Mooney first introduced the bill last April which garnered NAFCU support in an effort to ensure the CFPB operated within its regulatory scope of responsibilities.
“NAFCU applauds Representative Mooney’s leadership on ensuring transparent evaluation on regulations set forth by the CFPB,” said NAFCU President and CEO Dan Berger. “The Transparency in CFPB Cost-Benefit Analysis Act will ensure the Bureau is held to the same standard as other agencies when reviewing the cost-benefit analysis for its proposed rules. The Bureau's recently proposed rule on credit card late fees and consequential lack of data on its impact, proves the critical need for this legislation. Regulators must understand the overall impact of their rulemaking, whether, through compliance costs or the upshot on competition, especially for smaller financial institutions like credit unions.”

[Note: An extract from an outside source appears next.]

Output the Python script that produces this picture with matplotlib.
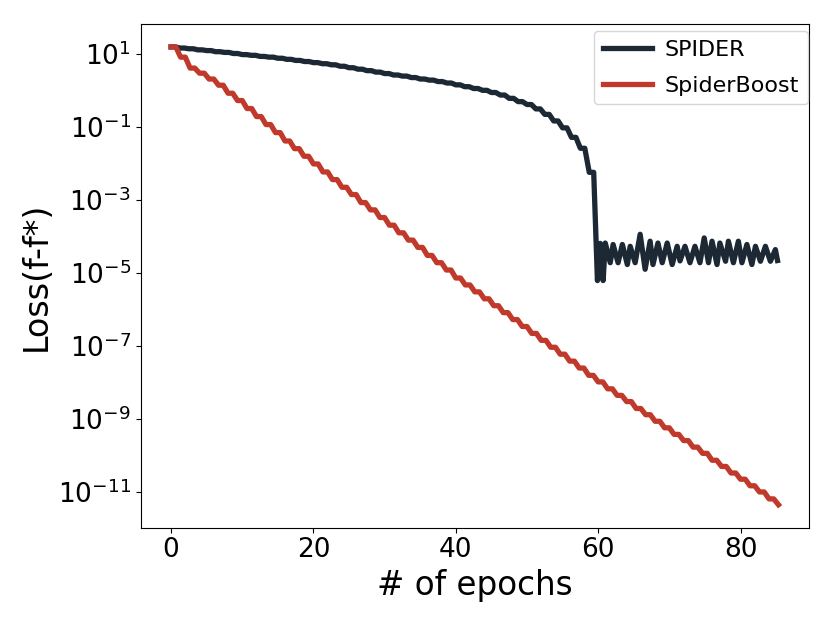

This bill is especially critical given the CFPB’s recent proposed rule on credit card late fees that would drastically reduce the current safe harbor to $8, which Berger said would cause “financial chaos.” NAFCU encourages credit unions to offer feedback via a survey to support its advocacy to push back on the proposal. The feedback is critical to NAFCU’s efforts to educate the CFPB on how this rulemaking would hurt credit unions and their members.
NAFCU continues to work closely with Congressional leaders and the CFPB to ensure credit unions are not burdened by unnecessary regulations on the industry.